Causal Loops
Bernardo Pacquing
Silverlens, Manila
About
Causal Loops is a collection of paintings, mixed media collages, and sculptures by Bernardo Pacquing, opening at Silverlens Gallery Manila on 11 June 2024. The solo exhibition emphasizes the artist's ongoing studies in the form and process of abstraction through his interest in the layering of time and ruins.
Pacquing has made a name for his expansive and pared-down canvases centered on essential visual elements such as geometric forms and muted colors. His work incorporates elements of found objects to make abstract compositions. They have been referred to as "ugly" or "messy" abstractions because of their digressions on expectations with their gritty, seemingly unpolished textures inspired by the visual information absorbed from a childhood growing up in Sampaloc, Manila. It is what philosopher Bernard Bosenquet calls a "difficult beauty," referring to the kind that is not immediately apparent to the senses and requires the challenge of patience and time to perceive.
For this show, the difficult beauties composed of various mediums represent the strands of Pacquing's art practice. They share a fascination with the traces of things and repetition. The artist talked about his dismay when long-standing structures are torn down without any second thought about reuse or renovation. In the two large canvas works that dominate the show called What I Have Learned From My Paintings and The Lottery of Birth, Pacquing takes the forms that defined his early work and runs with it by increasing the momentum of activity happening within the frame of the canvas.
There is a mastery of technique evident in What I Have Learned From My Paintings, which sees him taking a long rope and imposing a biomorphic composition for its shape. At its center is a strip of scattered cement and wooden blocks that look like charcoal. The Lottery of Birth, a work spanning the length of five panels, is overloaded with forms and shapes as if you were looking at the aftermath of an explosion.
Everything moves so fast in life that the collected works in the show seem slow in comparison as if relishing a sense of time contained within the space and form of the composition. The smaller works found in Brown Study and White Noise, made of flattened cardboard boxes and salvaged wooden tiles, respectively, are composed in unexpected iterations. These are objects thrown out and considered invaluable but hold the guise of ruins when encountered in everyday life.

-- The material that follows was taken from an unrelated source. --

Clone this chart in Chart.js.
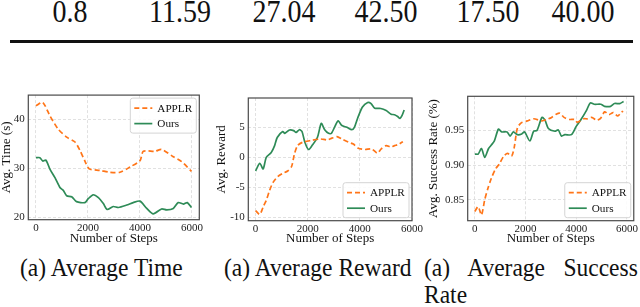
<!DOCTYPE html>
<html>
<head>
<meta charset="utf-8">
<script src="https://cdn.jsdelivr.net/npm/chart.js@4"></script>
<style>
  html, body { margin: 0; padding: 0; background: #fff; }
  body { width: 640px; height: 307px; position: relative; overflow: hidden; color: #111; }
  .cell, .cap { font-family: "Liberation Serif", "Times New Roman", Times, serif; }
  .cell { position: absolute; top: -1px; font-size: 28px; line-height: 1; transform-origin: 50% 23.5px; transform: translateX(-50%) scaleY(1.1); white-space: nowrap; }
  .rule { position: absolute; left: 10px; top: 40px; width: 623px; height: 3px; background: #111; }
  .cap { position: absolute; font-size: 23.5px; line-height: 27px; white-space: nowrap; transform-origin: 0 21.5px; transform: scaleY(1.05); }
  canvas { position: absolute; }
</style>
</head>
<body>
<div class="rule"></div>
<canvas id="timeChart" width="215" height="165" style="left:0;top:85px"></canvas>
<canvas id="rewardChart" width="210" height="165" style="left:215px;top:85px"></canvas>
<canvas id="successChart" width="215" height="165" style="left:425px;top:85px"></canvas>
<div class="cap" style="left:20px;top:255px">(a) Average Time</div>
<div class="cap" style="left:224px;top:255px">(a) Average Reward</div>
<div class="cap" style="left:424px;top:255px;word-spacing:12.5px">(a) Average Success</div>
<div class="cap" style="left:424px;top:282px">Rate</div>
<script>
// table row above the figures
const tableValues = ['0.8', '11.59', '27.04', '42.50', '17.50', '40.00'];
const tableCenters = [70, 180, 284, 386, 488, 583];

// shared x ticks
const stepTicks = [0, 2000, 4000, 6000];

// Avg. Time (s)
const timeTicks = [20, 30, 40];
const timeApplrSteps = [0, 260, 540, 860, 1180, 1500, 1690, 1890, 2050, 2460, 2850, 3230, 3620, 4000, 4130, 4580, 4830, 5280, 5600, 5980];
const timeApplr = [42.8, 43.5, 40.7, 38.0, 36.4, 35.4, 33.7, 31.4, 29.9, 29.6, 29.2, 29.2, 30.3, 31.6, 33.5, 33.5, 33.9, 32.4, 31.4, 29.4];
const timeOursSteps = [0, 150, 260, 380, 540, 730, 920, 1050, 1180, 1370, 1560, 1880, 2010, 2200, 2400, 2590, 2740, 2970, 3170, 3490, 3740, 4000, 4260, 4510, 4830, 5030, 5280, 5470, 5670, 5820, 5980];
const timeOurs = [32.2, 32.2, 31.5, 31.7, 29.8, 28.1, 26.1, 25.5, 24.4, 24.2, 23.2, 23.0, 23.8, 24.6, 24.0, 22.8, 21.6, 22.2, 22.0, 22.5, 23.0, 23.3, 21.8, 20.7, 21.7, 21.5, 21.8, 23.0, 22.7, 23.0, 22.0];

// Avg. Reward
const rewardTicks = [-10, -5, 0, 5];
const rewardApplrSteps = [0, 160, 290, 410, 540, 670, 860, 1040, 1230, 1380, 1490, 1610, 1800, 2120, 2490, 2750, 2930, 3120, 3310, 3570, 3750, 3940, 4200, 4450, 4670, 4820, 5010, 5180, 5330, 5460, 5650];
const rewardApplr = [-8.9, -9.55, -8.3, -7.2, -5.5, -4.2, -3.2, -2.7, -2.3, -1.55, 0.55, 1.95, 2.5, 2.8, 3.05, 2.9, 3.2, 3.45, 3.05, 2.5, 2.2, 1.5, 1.3, 1.4, 0.7, 1.4, 1.95, 1.7, 1.95, 2.1, 2.6];
const rewardOursSteps = [0, 160, 290, 410, 600, 730, 830, 1040, 1120, 1300, 1460, 1550, 1680, 1780, 1890, 2030, 2180, 2370, 2520, 2650, 2800, 2910, 3160, 3310, 3500, 3690, 3790, 3920, 4100, 4300, 4420, 4570, 4800, 5010, 5200, 5330, 5450, 5540, 5620, 5700];
const rewardOurs = [-2.3, -1.0, -1.95, 0, 0.8, 1.95, 3.3, 4.3, 4.0, 4.55, 4.45, 4.15, 4.6, 4.3, 2.5, 1.3, 2.05, 3.3, 5.65, 4.6, 4.0, 4.0, 6.05, 5.3, 5.0, 4.6, 5.0, 6.6, 8.4, 9.15, 9.0, 8.2, 8.15, 7.8, 7.2, 7.1, 6.8, 6.5, 7.0, 7.9];

// Avg. Success Rate (%)
const successTicks = [0.85, 0.90, 0.95];
const successApplrSteps = [0, 130, 260, 390, 520, 650, 810, 970, 1140, 1290, 1450, 1550, 1680, 1830, 2070, 2320, 2650, 2840, 3030, 3230, 3360, 3520, 3740, 3940, 4040, 4300, 4450, 4610, 4810, 4970, 5120, 5290, 5460, 5640, 5770, 5850];
const successApplr = [0.833, 0.840, 0.828, 0.850, 0.867, 0.881, 0.894, 0.902, 0.913, 0.917, 0.913, 0.925, 0.954, 0.961, 0.964, 0.967, 0.964, 0.966, 0.969, 0.974, 0.975, 0.969, 0.966, 0.966, 0.962, 0.967, 0.967, 0.969, 0.965, 0.968, 0.977, 0.973, 0.976, 0.971, 0.976, 0.978];
const successOursSteps = [0, 130, 260, 390, 540, 650, 770, 930, 1060, 1270, 1390, 1520, 1680, 1850, 1960, 2170, 2320, 2450, 2650, 2770, 2900, 3160, 3290, 3420, 3550, 3810, 4000, 4190, 4390, 4560, 4710, 4970, 5120, 5360, 5510, 5720, 5870];
const successOurs = [0.916, 0.916, 0.924, 0.911, 0.924, 0.929, 0.935, 0.952, 0.948, 0.948, 0.942, 0.948, 0.944, 0.945, 0.948, 0.935, 0.949, 0.950, 0.969, 0.965, 0.953, 0.949, 0.951, 0.942, 0.944, 0.944, 0.956, 0.966, 0.978, 0.990, 0.988, 0.988, 0.985, 0.985, 0.989, 0.989, 0.992];

const ORANGE = '#ff7518';
const GREEN = '#2e8b57';
const FONT = '"Liberation Serif", "Times New Roman", serif';

tableValues.forEach((v, i) => {
    const d = document.createElement('div');
    d.className = 'cell';
    d.style.left = tableCenters[i] + 'px';
    d.textContent = v;
    document.body.appendChild(d);
});

const toPoints = (xs, ys) => xs.map((x, i) => ({ x: x, y: ys[i] }));

const framePlugin = {
    id: 'frame',
    afterDatasetsDraw(chart) {
        const { ctx, chartArea: a } = chart;
        ctx.save();
        ctx.strokeStyle = '#4a4a4a';
        ctx.lineWidth = 1.2;
        ctx.strokeRect(a.left, a.top, a.right - a.left, a.bottom - a.top);
        ctx.restore();
    }
};

function boxLegend(corner) {
    return {
        id: 'boxLegend',
        afterDraw(chart) {
            const { ctx, chartArea: a } = chart;
            const w = 66, h = 35, inset = 3;
            const x0 = a.right - inset - w;
            const y0 = corner === 'top' ? a.top + inset : a.bottom - inset - h;
            ctx.save();
            ctx.beginPath();
            ctx.roundRect(x0, y0, w, h, 2.5);
            ctx.fillStyle = 'rgba(255,255,255,0.85)';
            ctx.fill();
            ctx.strokeStyle = '#d4d4d4';
            ctx.lineWidth = 1;
            ctx.stroke();
            chart.data.datasets.forEach((ds, i) => {
                const y = y0 + 10 + i * 15.5;
                ctx.beginPath();
                ctx.setLineDash(ds.borderDash || []);
                ctx.strokeStyle = ds.borderColor;
                ctx.lineWidth = ds.borderWidth;
                ctx.moveTo(x0 + 4, y);
                ctx.lineTo(x0 + 22, y);
                ctx.stroke();
                ctx.setLineDash([]);
                ctx.fillStyle = '#111';
                ctx.font = '11.2px ' + FONT;
                ctx.textBaseline = 'middle';
                ctx.fillText(ds.label, x0 + 27, y + 0.5);
            });
            ctx.restore();
        }
    };
}

function makeChart(id, cfg) {
    const tickFont = { family: FONT, size: 11 };
    const titleFont = { family: FONT, size: 13, lineHeight: 1 };
    const grid = { color: '#d9d9d9', lineWidth: 0.8, drawTicks: false };
    return new Chart(document.getElementById(id), {
        type: 'line',
        data: {
            datasets: [
                { label: 'APPLR', data: toPoints(cfg.applrSteps, cfg.applr), borderColor: ORANGE, borderDash: [5, 3], borderWidth: 1.7, pointRadius: 0, tension: 0.25, fill: false },
                { label: 'Ours', data: toPoints(cfg.oursSteps, cfg.ours), borderColor: GREEN, borderWidth: 1.7, pointRadius: 0, tension: 0.25, fill: false }
            ]
        },
        options: {
            responsive: false,
            animation: false,
            devicePixelRatio: 1,
            layout: { padding: cfg.padding },
            plugins: { legend: { display: false }, tooltip: { enabled: false } },
            scales: {
                x: {
                    type: 'linear', min: cfg.xMin, max: cfg.xMax,
                    afterBuildTicks: s => { s.ticks = stepTicks.map(v => ({ value: v })); },
                    afterFit: s => { s.height = cfg.xAxisHeight; },
                    ticks: { autoSkip: false, maxRotation: 0, padding: 2, color: '#222', font: tickFont, callback: v => String(v) },
                    grid: grid,
                    border: { display: false, dash: [3, 2] },
                    title: { display: true, text: 'Number of Steps', color: '#111', font: titleFont, padding: { top: 0, bottom: 4.5 } }
                },
                y: {
                    min: cfg.yMin, max: cfg.yMax,
                    afterBuildTicks: s => { s.ticks = cfg.yTicks.map(v => ({ value: v })); },
                    afterFit: s => { s.width = cfg.yAxisWidth; },
                    ticks: { autoSkip: false, padding: 3.5, color: '#222', font: tickFont, callback: cfg.yFormat },
                    grid: grid,
                    border: { display: false, dash: [3, 2] },
                    title: { display: true, text: cfg.yTitle, color: '#111', font: titleFont, padding: { top: cfg.yTitlePad, bottom: 0 } }
                }
            }
        },
        plugins: [framePlugin, boxLegend(cfg.legendCorner)]
    });
}

makeChart('timeChart', {
    applrSteps: timeApplrSteps, applr: timeApplr, oursSteps: timeOursSteps, ours: timeOurs,
    xMin: -296, xMax: 6281, yMin: 19.5, yMax: 45, yTicks: timeTicks, yFormat: v => String(v),
    yTitle: 'Avg. Time (s)', yTitlePad: 0.2,
    padding: { left: 0, top: 6.3, right: 15.7, bottom: 0 }, yAxisWidth: 28.3, xAxisHeight: 30.3,
    legendCorner: 'top'
});

makeChart('rewardChart', {
    applrSteps: rewardApplrSteps, applr: rewardApplr, oursSteps: rewardOursSteps, ours: rewardOurs,
    xMin: -280, xMax: 6000, yMin: -10.6, yMax: 9.9, yTicks: rewardTicks, yFormat: v => String(v),
    yTitle: 'Avg. Reward', yTitlePad: 0.2,
    padding: { left: 0, top: 13, right: 10.7, bottom: 0 }, yAxisWidth: 33.3, xAxisHeight: 29.3,
    legendCorner: 'bottom'
});

makeChart('successChart', {
    applrSteps: successApplrSteps, applr: successApplr, oursSteps: successOursSteps, ours: successOurs,
    xMin: -283, xMax: 6272, yMin: 0.8196, yMax: 0.9995, yTicks: successTicks, yFormat: v => v.toFixed(2),
    yTitle: 'Avg. Success Rate (%)', yTitlePad: 1.8,
    padding: { left: 0, top: 11.3, right: 3, bottom: 0 }, yAxisWidth: 42.7, xAxisHeight: 29.3,
    legendCorner: 'bottom'
});
</script>
</body>
</html>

It is the same with the sculptures made of cement bags, cardboard, and scrap wood. Pacquing allows the cement bags to take shape under sunlight and rain until they harden and become unchangeable. Cement is the most utilized material in the world after water, and it has industrial origins and purpose. The artist uses it here for sculpture with austerity and specificity of its pictorial language that it seems it can't be done in any other way.
Pacquing's first artist monograph, Everyday Materials, which charts his growth as an artist, is published by ArtAsiaPacific. The book features key works representing Pacquing’s art practice from the 1990s until today. It reflects on the narrative of the artist’s growth to maturity through in-depth essays written by David Elliott, Gary-Ross Pastrana, Josephine V. Roque, and Russell Storer.
Causal Loops will be shown at Silverlens Manila from 11 June to 13 July 2024.
– Josephine V. Roque
Bernardo Pacquing (b. 1967, Tarlac, Philippines; lives and works in Parañaque City, Philippines and Singapore) is an artist broadening the expressive possibilities of abstraction in painting and sculpture. Incorporating diverse found objects that challenge conventional perceptions of aesthetic representation, form, and value, his work displaces the idea of unequivocal forms, introducing possibilities for the coexistence of affirmations and denials.
He was twice awarded the Grand Prize for the Art Association of the Philippines Open Art Competition (Painting, Non-Representation) in 1992 and 1999. He is also a recipient of the Cultural Center of the Philippines Thirteen Artists Award in 2000, an award given to exemplary artists in the field of contemporary visual art. Pacquing received a Freeman Fellowship Grant for a residency at the Vermont Studio Center in the United States.